• **DESCRIPTION OF THE TASK**: Pull each line holding the word "that" from the data.

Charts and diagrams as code
- - - - -

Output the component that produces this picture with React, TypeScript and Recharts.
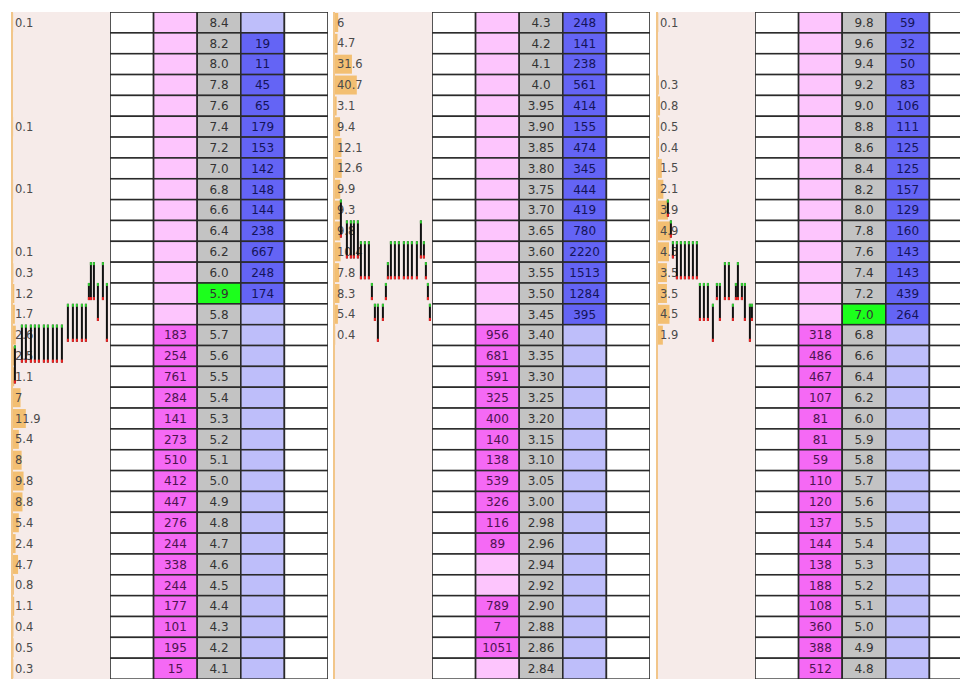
import { BarChart, Bar, XAxis, YAxis, LabelList } from 'recharts'

// --- panel 1 ---
const prices1 = ['8.4', '8.2', '8.0', '7.8', '7.6', '7.4', '7.2', '7.0', '6.8', '6.6', '6.4', '6.2', '6.0', '5.9', '5.8', '5.7',
  '5.6', '5.5', '5.4', '5.3', '5.2', '5.1', '5.0', '4.9', '4.8', '4.7', '4.6', '4.5', '4.4', '4.3', '4.2', '4.1']
const profile1 = [0.1, null, null, null, null, 0.1, null, null, 0.1, null, null, 0.1, 0.3, 1.2, 1.7, 2.6,
  2.5, 1.1, 7, 11.9, 5.4, 8, 9.8, 8.8, 5.4, 2.4, 4.7, 0.8, 1.1, 0.4, 0.5, 0.3]
const asks1 = [null, 19, 11, 45, 65, 179, 153, 142, 148, 144, 238, 667, 248, 174, null, null,
  null, null, null, null, null, null, null, null, null, null, null, null, null, null, null, null]
const bids1 = [null, null, null, null, null, null, null, null, null, null, null, null, null, null, null, 183,
  254, 761, 284, 141, 273, 510, 412, 447, 276, 244, 338, 244, 177, 101, 195, 15]
const last1 = '5.9'
// [slot, high, low]
const ticks1: [number, string, string][] = [
  [4, '5.6', '5.5'], [11, '5.7', '5.6'], [15, '5.7', '5.6'], [20, '5.7', '5.6'], [24, '5.7', '5.6'], [28, '5.7', '5.6'],
  [33, '5.7', '5.6'], [37, '5.7', '5.6'], [42, '5.7', '5.6'], [46, '5.7', '5.6'], [51, '5.7', '5.6'],
  [57, '5.8', '5.7'], [62, '5.8', '5.7'], [66, '5.8', '5.7'], [71, '5.8', '5.7'], [75, '5.8', '5.7'],
  [78, '5.9', '5.9'], [80, '6.0', '5.9'], [83, '6.0', '5.9'], [87, '5.9', '5.8'], [92, '6.0', '5.9'], [96, '5.9', '5.7'],
]

// --- panel 2 ---
const prices2 = ['4.3', '4.2', '4.1', '4.0', '3.95', '3.90', '3.85', '3.80', '3.75', '3.70', '3.65', '3.60', '3.55', '3.50', '3.45', '3.40',
  '3.35', '3.30', '3.25', '3.20', '3.15', '3.10', '3.05', '3.00', '2.98', '2.96', '2.94', '2.92', '2.90', '2.88', '2.86', '2.84']
const profile2 = [6, 4.7, 31.6, 40.7, 3.1, 9.4, 12.1, 12.6, 9.9, 9.3, 9.8, 10.4, 7.8, 8.3, 5.4, 0.4,
  null, null, null, null, null, null, null, null, null, null, null, null, null, null, null, null]
const asks2 = [248, 141, 238, 561, 414, 155, 474, 345, 444, 419, 780, 2220, 1513, 1284, 395, null,
  null, null, null, null, null, null, null, null, null, null, null, null, null, null, null, null]
const bids2 = [null, null, null, null, null, null, null, null, null, null, null, null, null, null, null, 956,
  681, 591, 325, 400, 140, 138, 539, 326, 116, 89, null, null, 789, 7, 1051, null]
const last2 = ''
const ticks2: [number, string, string][] = [
  [8, '3.70', '3.65'], [14, '3.65', '3.60'], [18, '3.65', '3.60'], [21, '3.65', '3.60'], [25, '3.65', '3.60'],
  [28, '3.60', '3.55'], [32, '3.60', '3.55'], [36, '3.60', '3.55'], [39, '3.50', '3.50'], [42, '3.45', '3.45'],
  [45, '3.45', '3.40'], [50, '3.45', '3.45'], [53, '3.50', '3.50'], [55, '3.55', '3.55'],
  [58, '3.60', '3.55'], [62, '3.60', '3.55'], [66, '3.60', '3.55'], [71, '3.60', '3.55'], [75, '3.60', '3.55'],
  [79, '3.60', '3.55'], [84, '3.60', '3.55'], [88, '3.65', '3.60'], [91, '3.60', '3.60'], [93, '3.55', '3.55'],
  [95, '3.50', '3.50'], [97, '3.45', '3.45'],
]

// --- panel 3 ---
const prices3 = ['9.8', '9.6', '9.4', '9.2', '9.0', '8.8', '8.6', '8.4', '8.2', '8.0', '7.8', '7.6', '7.4', '7.2', '7.0', '6.8',
  '6.6', '6.4', '6.2', '6.0', '5.9', '5.8', '5.7', '5.6', '5.5', '5.4', '5.3', '5.2', '5.1', '5.0', '4.9', '4.8']
const profile3 = [0.1, null, null, 0.3, 0.8, 0.5, 0.4, 1.5, 2.1, 3.9, 4.9, 4.3, 3.5, 3.5, 4.5, 1.9,
  null, null, null, null, null, null, null, null, null, null, null, null, null, null, null, null]
const asks3 = [59, 32, 50, 83, 106, 111, 125, 125, 157, 129, 160, 143, 143, 439, 264, null,
  null, null, null, null, null, null, null, null, null, null, null, null, null, null, null, null]
const bids3 = [null, null, null, null, null, null, null, null, null, null, null, null, null, null, null, 318,
  486, 467, 107, 81, 81, 59, 110, 120, 137, 144, 138, 188, 108, 360, 388, 512]
const last3 = '7.0'
const ticks3: [number, string, string][] = [
  [12, '8.0', '8.0'], [15, '7.8', '7.8'], [17, '7.6', '7.6'], [21, '7.6', '7.4'], [25, '7.6', '7.4'], [29, '7.6', '7.4'],
  [33, '7.6', '7.4'], [37, '7.6', '7.4'], [41, '7.6', '7.4'], [44, '7.2', '7.0'], [48, '7.2', '7.0'], [52, '7.2', '7.0'],
  [57, '7.0', '6.8'], [61, '7.2', '7.2'], [64, '7.2', '7.0'], [69, '7.4', '7.2'], [73, '7.4', '7.2'], [77, '7.0', '7.0'],
  [80, '7.2', '7.2'], [82, '7.4', '7.2'], [86, '7.2', '7.2'], [89, '7.2', '7.0'], [94, '7.0', '6.8'], [96, '7.0', '7.0'],
]

const TOP = 12
const H = 667
const ROWS = 32
const FONT = '"DejaVu Sans", Verdana, sans-serif'
const GRID = '#2a2a2a'
const BID = '#f569f5'
const BID_EMPTY = '#fdc5fd'
const ASK = '#6464f5'
const ASK_EMPTY = '#bebefa'
const PRICE = '#c3c3c3'
const LAST = '#1cff1c'
const ORANGE = '#f3bf72'
const NOMARGIN = { top: 0, right: 0, bottom: 0, left: 0 }

function Profile({ prices, vols, max }: { prices: string[]; vols: (number | null)[]; max: number }) {
  const data = prices.map((p, i) => ({ price: p, vol: vols[i] }))
  return (
    <BarChart layout="vertical" width={97} height={H} data={data} margin={NOMARGIN} barCategoryGap={1}>
      <XAxis type="number" domain={[0, max]} hide />
      <YAxis type="category" dataKey="price" hide />
      <Bar dataKey="vol" fill={ORANGE} isAnimationActive={false}>
        <LabelList dataKey="vol" position="insideLeft" offset={2} fill="#4a4a4a" fontSize={11.5} fontFamily={FONT} />
      </Bar>
    </BarChart>
  )
}

function TickShape(p: any) {
  const y = Math.min(p.y, p.y + p.height)
  const h = Math.abs(p.height)
  const cx = p.x + p.width / 2
  return (
    <g>
      <rect x={cx - 1} y={y} width={2} height={h} fill="#111" />
      <rect x={cx - 1} y={y} width={2} height={3} fill="#33cc33" />
      <rect x={cx - 1} y={y + h - 3} width={2} height={3} fill="#ee2222" />
    </g>
  )
}

function Ticks({ prices, ticks }: { prices: string[]; ticks: [number, string, string][] }) {
  const data = ticks.map(([t, hi, lo]) => {
    const top = prices.indexOf(hi)
    const bottom = prices.indexOf(lo) + 0.82
    return { t, span: [ROWS - bottom, ROWS - top] }
  })
  return (
    <BarChart width={98} height={H} data={data} margin={NOMARGIN}>
      <XAxis type="number" dataKey="t" domain={[0, 98]} hide />
      <YAxis type="number" domain={[0, ROWS]} hide />
      <Bar dataKey="span" barSize={2} shape={TickShape} isAnimationActive={false} />
    </BarChart>
  )
}

const cellShape = (col: string, last: string) => (props: any) => {
  const { x, y, width, height, payload } = props
  let fill = '#ffffff'
  if (col === 'bid') fill = payload.bid != null ? BID : BID_EMPTY
  if (col === 'price') fill = payload.price === last ? LAST : PRICE
  if (col === 'ask') fill = payload.ask != null ? ASK : ASK_EMPTY
  return <rect x={x} y={y} width={width} height={height} fill={fill} stroke={GRID} strokeWidth={1.6} />
}

function Ladder({ prices, bids, asks, last }: { prices: string[]; bids: (number | null)[]; asks: (number | null)[]; last: string }) {
  const data = prices.map((p, i) => ({ price: p, bid: bids[i], ask: asks[i], a: 1, b: 1, c: 1, d: 1, e: 1 }))
  return (
    <BarChart layout="vertical" width={218} height={H} data={data} margin={NOMARGIN} barCategoryGap={0}>
      <XAxis type="number" domain={[0, 5]} hide />
      <YAxis type="category" dataKey="price" hide />
      <Bar dataKey="a" stackId="l" shape={cellShape('a', last)} isAnimationActive={false} />
      <Bar dataKey="b" stackId="l" shape={cellShape('bid', last)} isAnimationActive={false}>
        <LabelList dataKey="bid" position="center" fill="#4d1450" fontSize={12} fontFamily={FONT} />
      </Bar>
      <Bar dataKey="c" stackId="l" shape={cellShape('price', last)} isAnimationActive={false}>
        <LabelList dataKey="price" position="center" fill="#333" fontSize={12} fontFamily={FONT} />
      </Bar>
      <Bar dataKey="d" stackId="l" shape={cellShape('ask', last)} isAnimationActive={false}>
        <LabelList dataKey="ask" position="center" fill="#14145a" fontSize={12} fontFamily={FONT} />
      </Bar>
      <Bar dataKey="e" stackId="l" shape={cellShape('e', last)} isAnimationActive={false} />
    </BarChart>
  )
}

function Panel(props: {
  left: number; prices: string[]; profile: (number | null)[]; max: number
  bids: (number | null)[]; asks: (number | null)[]; last: string; ticks: [number, string, string][]
}) {
  const { left } = props
  return (
    <>
      <div style={{ position: 'absolute', left: left + 2, top: TOP, width: 97, height: H, background: '#f6ebe9' }} />
      <div style={{ position: 'absolute', left, top: TOP, width: 2, height: H, background: '#f2c68a' }} />
      <div style={{ position: 'absolute', left: left + 2, top: TOP }}>
        <Profile prices={props.prices} vols={props.profile} max={props.max} />
      </div>
      <div style={{ position: 'absolute', left, top: TOP }}>
        <Ticks prices={props.prices} ticks={props.ticks} />
      </div>
      <div style={{ position: 'absolute', left: left + 99, top: TOP }}>
        <Ladder prices={props.prices} bids={props.bids} asks={props.asks} last={props.last} />
      </div>
    </>
  )
}

export default function App() {
  return (
    <div style={{ position: 'absolute', left: 0, top: 0, width: 960, height: 679, overflow: 'hidden', background: '#fff' }}>
      <Panel left={11} prices={prices1} profile={profile1} max={90} bids={bids1} asks={asks1} last={last1} ticks={ticks1} />
      <Panel left={333} prices={prices2} profile={profile2} max={181} bids={bids2} asks={asks2} last={last2} ticks={ticks2} />
      <Panel left={656} prices={prices3} profile={profile3} max={38} bids={bids3} asks={asks3} last={last3} ticks={ticks3} />
    </div>
  )
}
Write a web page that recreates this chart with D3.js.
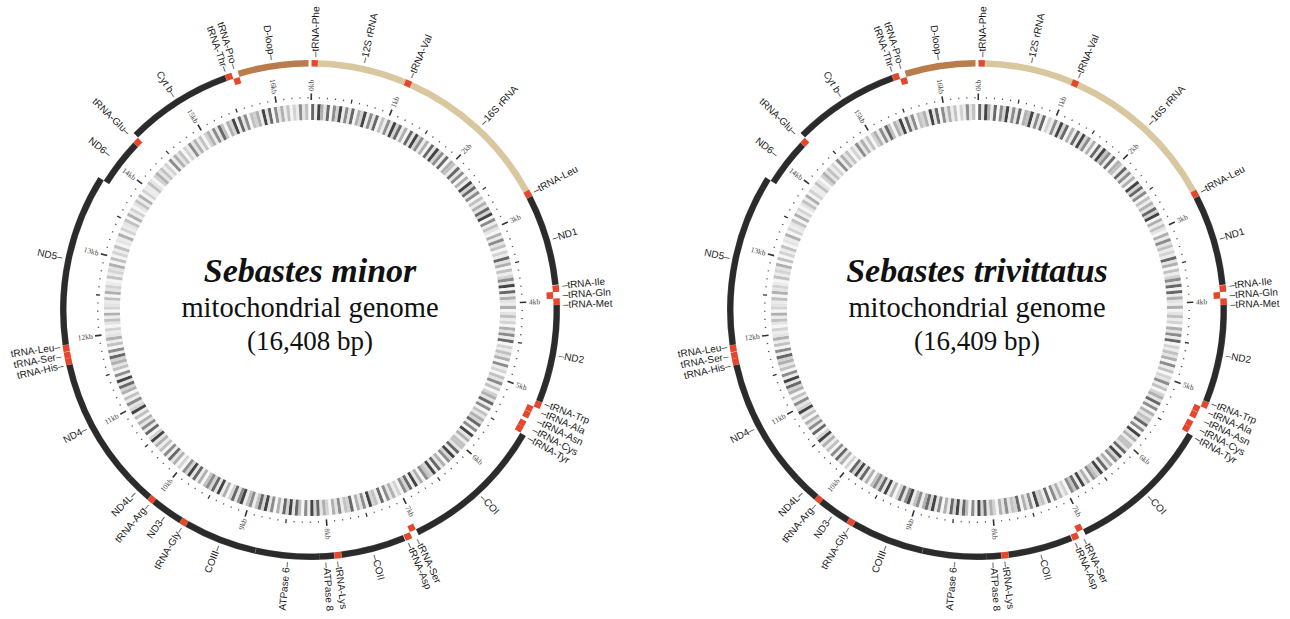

- - - - -

• **TASK RESPONSE**:
Output the component that produces this picture with React, TypeScript and Recharts.
Write a web page that recreates this chart with D3.js.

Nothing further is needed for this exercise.